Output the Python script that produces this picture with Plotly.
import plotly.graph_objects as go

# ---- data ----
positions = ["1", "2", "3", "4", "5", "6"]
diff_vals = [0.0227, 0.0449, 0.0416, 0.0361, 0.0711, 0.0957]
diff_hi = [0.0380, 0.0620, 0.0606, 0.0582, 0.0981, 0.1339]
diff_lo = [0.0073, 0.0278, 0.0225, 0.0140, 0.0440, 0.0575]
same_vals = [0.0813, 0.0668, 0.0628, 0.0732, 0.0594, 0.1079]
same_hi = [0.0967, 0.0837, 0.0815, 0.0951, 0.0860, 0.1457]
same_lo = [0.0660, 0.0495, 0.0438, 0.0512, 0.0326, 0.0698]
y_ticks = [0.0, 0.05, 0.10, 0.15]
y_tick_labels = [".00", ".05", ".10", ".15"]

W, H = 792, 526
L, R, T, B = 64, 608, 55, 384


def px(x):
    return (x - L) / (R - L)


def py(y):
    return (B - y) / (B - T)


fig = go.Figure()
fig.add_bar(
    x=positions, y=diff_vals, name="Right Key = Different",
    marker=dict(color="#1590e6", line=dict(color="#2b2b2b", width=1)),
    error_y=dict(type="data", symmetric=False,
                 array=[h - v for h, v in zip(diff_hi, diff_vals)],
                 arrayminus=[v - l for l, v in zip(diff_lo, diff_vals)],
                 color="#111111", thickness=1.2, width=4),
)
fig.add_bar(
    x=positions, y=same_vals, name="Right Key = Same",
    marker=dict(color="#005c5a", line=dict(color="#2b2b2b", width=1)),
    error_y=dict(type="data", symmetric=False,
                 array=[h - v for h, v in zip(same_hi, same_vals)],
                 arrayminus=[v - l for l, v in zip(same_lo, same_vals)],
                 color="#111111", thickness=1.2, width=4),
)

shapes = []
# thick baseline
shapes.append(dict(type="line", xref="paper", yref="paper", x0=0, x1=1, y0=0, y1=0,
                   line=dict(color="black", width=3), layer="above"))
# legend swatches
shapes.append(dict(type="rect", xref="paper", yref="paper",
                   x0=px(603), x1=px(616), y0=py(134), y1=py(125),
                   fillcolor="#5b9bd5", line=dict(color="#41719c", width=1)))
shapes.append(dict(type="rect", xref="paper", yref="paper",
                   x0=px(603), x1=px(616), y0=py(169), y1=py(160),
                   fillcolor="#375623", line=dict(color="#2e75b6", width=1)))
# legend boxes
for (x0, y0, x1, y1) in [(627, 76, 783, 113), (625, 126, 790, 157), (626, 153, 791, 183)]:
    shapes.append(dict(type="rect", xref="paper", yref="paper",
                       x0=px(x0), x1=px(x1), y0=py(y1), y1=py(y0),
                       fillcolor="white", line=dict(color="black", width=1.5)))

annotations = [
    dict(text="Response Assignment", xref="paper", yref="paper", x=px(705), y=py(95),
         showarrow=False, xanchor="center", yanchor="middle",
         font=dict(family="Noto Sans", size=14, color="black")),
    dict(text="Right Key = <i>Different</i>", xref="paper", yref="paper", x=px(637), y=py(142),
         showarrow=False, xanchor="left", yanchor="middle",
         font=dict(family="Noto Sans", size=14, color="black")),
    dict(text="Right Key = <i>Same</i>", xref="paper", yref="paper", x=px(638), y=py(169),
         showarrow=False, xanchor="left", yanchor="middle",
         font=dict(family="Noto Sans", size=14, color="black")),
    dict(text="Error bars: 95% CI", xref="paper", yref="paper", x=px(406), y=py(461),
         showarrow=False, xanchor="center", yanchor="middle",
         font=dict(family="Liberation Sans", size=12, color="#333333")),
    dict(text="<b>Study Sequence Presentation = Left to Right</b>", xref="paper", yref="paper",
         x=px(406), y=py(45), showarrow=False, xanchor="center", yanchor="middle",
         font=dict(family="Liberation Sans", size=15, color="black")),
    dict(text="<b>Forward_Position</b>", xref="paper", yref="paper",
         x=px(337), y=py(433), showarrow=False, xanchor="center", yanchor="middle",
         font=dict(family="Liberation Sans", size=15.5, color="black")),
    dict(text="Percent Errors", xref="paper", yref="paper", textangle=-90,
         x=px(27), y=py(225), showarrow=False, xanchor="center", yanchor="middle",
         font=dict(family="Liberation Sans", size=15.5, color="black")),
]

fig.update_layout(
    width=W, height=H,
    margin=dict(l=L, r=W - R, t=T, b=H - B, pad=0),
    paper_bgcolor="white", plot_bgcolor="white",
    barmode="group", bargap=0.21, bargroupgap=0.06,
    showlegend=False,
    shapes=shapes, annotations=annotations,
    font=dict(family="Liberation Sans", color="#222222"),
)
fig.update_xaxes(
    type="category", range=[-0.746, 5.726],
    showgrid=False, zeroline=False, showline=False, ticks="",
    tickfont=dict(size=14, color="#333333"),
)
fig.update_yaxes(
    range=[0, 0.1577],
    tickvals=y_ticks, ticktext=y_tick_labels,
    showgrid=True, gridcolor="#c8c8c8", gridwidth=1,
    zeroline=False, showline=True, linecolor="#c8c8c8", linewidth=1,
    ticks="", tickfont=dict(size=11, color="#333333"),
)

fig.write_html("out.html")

* * *

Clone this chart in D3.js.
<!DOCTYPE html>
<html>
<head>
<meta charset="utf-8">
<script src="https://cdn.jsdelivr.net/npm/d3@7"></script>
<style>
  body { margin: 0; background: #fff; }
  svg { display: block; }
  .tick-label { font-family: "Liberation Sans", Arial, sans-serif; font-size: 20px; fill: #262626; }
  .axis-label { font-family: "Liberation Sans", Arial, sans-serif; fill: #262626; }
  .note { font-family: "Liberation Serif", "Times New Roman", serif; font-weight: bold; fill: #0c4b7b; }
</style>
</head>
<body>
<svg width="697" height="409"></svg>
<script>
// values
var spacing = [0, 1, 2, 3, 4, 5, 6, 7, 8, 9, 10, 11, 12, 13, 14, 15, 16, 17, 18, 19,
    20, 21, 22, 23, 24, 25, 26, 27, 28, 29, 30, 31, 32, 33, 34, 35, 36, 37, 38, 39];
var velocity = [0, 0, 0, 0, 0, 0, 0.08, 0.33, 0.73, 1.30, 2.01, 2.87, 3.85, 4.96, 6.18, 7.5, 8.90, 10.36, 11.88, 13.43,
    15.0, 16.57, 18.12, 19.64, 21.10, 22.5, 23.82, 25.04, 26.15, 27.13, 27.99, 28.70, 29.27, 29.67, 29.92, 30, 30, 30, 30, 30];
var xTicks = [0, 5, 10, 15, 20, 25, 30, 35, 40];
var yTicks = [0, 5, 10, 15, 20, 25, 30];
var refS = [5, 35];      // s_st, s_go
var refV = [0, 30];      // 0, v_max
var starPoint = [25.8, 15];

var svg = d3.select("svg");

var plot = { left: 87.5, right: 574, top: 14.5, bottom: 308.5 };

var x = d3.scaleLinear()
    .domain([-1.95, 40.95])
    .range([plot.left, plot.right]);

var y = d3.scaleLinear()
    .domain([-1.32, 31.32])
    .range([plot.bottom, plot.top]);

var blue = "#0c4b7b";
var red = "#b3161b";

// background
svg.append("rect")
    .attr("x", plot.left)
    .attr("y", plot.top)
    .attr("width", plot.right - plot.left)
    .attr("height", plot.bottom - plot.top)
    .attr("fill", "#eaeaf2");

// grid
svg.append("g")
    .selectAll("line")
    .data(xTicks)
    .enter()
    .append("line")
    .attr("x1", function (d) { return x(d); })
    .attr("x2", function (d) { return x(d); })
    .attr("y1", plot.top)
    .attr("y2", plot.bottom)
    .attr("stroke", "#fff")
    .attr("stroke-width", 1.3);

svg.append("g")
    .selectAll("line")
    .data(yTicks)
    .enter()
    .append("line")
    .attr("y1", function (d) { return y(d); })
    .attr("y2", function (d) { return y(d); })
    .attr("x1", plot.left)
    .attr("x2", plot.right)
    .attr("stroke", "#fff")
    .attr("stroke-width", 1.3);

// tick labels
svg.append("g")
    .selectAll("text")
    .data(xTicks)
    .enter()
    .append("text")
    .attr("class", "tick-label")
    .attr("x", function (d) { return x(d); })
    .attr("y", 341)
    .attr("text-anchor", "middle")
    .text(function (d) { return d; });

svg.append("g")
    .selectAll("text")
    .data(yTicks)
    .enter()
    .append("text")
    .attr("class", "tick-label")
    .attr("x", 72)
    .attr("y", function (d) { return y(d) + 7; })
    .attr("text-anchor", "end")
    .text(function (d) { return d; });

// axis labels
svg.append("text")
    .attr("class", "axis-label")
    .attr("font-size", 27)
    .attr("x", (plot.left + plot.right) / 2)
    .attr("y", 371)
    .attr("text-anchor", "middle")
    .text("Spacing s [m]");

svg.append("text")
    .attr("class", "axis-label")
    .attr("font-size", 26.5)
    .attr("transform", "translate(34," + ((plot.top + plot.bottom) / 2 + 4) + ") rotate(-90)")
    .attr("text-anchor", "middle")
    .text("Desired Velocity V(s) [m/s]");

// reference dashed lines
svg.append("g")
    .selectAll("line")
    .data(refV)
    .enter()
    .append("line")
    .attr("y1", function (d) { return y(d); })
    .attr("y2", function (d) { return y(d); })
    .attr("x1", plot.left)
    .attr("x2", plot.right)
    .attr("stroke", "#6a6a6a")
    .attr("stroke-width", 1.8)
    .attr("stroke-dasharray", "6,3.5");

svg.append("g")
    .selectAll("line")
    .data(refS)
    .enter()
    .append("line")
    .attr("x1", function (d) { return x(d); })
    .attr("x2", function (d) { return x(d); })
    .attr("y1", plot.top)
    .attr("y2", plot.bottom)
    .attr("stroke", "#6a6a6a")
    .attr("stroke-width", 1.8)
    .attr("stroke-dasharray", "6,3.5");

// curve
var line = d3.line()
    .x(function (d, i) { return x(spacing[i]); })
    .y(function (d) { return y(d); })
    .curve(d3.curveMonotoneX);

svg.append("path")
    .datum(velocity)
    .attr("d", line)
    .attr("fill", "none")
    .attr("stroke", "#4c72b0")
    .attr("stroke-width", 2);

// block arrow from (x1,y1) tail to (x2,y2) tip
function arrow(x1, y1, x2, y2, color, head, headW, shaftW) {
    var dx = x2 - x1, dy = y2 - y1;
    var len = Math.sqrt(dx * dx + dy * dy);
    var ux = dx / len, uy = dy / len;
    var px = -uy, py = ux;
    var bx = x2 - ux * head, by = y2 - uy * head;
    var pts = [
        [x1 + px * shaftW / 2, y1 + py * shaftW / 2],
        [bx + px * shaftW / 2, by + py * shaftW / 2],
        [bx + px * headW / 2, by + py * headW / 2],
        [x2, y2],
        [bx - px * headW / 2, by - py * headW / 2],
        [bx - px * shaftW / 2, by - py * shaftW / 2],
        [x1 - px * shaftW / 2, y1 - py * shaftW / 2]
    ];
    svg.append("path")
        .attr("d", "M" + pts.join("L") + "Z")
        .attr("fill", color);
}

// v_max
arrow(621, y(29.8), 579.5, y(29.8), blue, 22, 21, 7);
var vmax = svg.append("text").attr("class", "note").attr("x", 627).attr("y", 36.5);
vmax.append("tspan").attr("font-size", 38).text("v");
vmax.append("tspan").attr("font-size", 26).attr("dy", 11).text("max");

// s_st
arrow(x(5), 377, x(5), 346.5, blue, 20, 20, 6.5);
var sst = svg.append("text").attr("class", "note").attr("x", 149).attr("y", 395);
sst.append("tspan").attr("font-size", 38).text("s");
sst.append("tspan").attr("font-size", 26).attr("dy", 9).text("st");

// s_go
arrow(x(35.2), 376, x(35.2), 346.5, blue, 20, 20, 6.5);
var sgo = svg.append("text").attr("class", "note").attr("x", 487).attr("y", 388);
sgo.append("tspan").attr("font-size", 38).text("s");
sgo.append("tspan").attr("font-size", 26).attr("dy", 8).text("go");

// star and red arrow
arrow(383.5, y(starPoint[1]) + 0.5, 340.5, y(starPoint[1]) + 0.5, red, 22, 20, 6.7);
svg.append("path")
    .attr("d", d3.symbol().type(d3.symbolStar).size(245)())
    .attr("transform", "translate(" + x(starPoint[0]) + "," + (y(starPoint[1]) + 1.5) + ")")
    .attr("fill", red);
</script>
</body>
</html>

#### To do
Working from the entries above, return all lines that contain "script".

#### Full answer
Output the Python script that produces this picture with Plotly.
<script src="https://cdn.jsdelivr.net/npm/d3@7"></script>
<script>
</script>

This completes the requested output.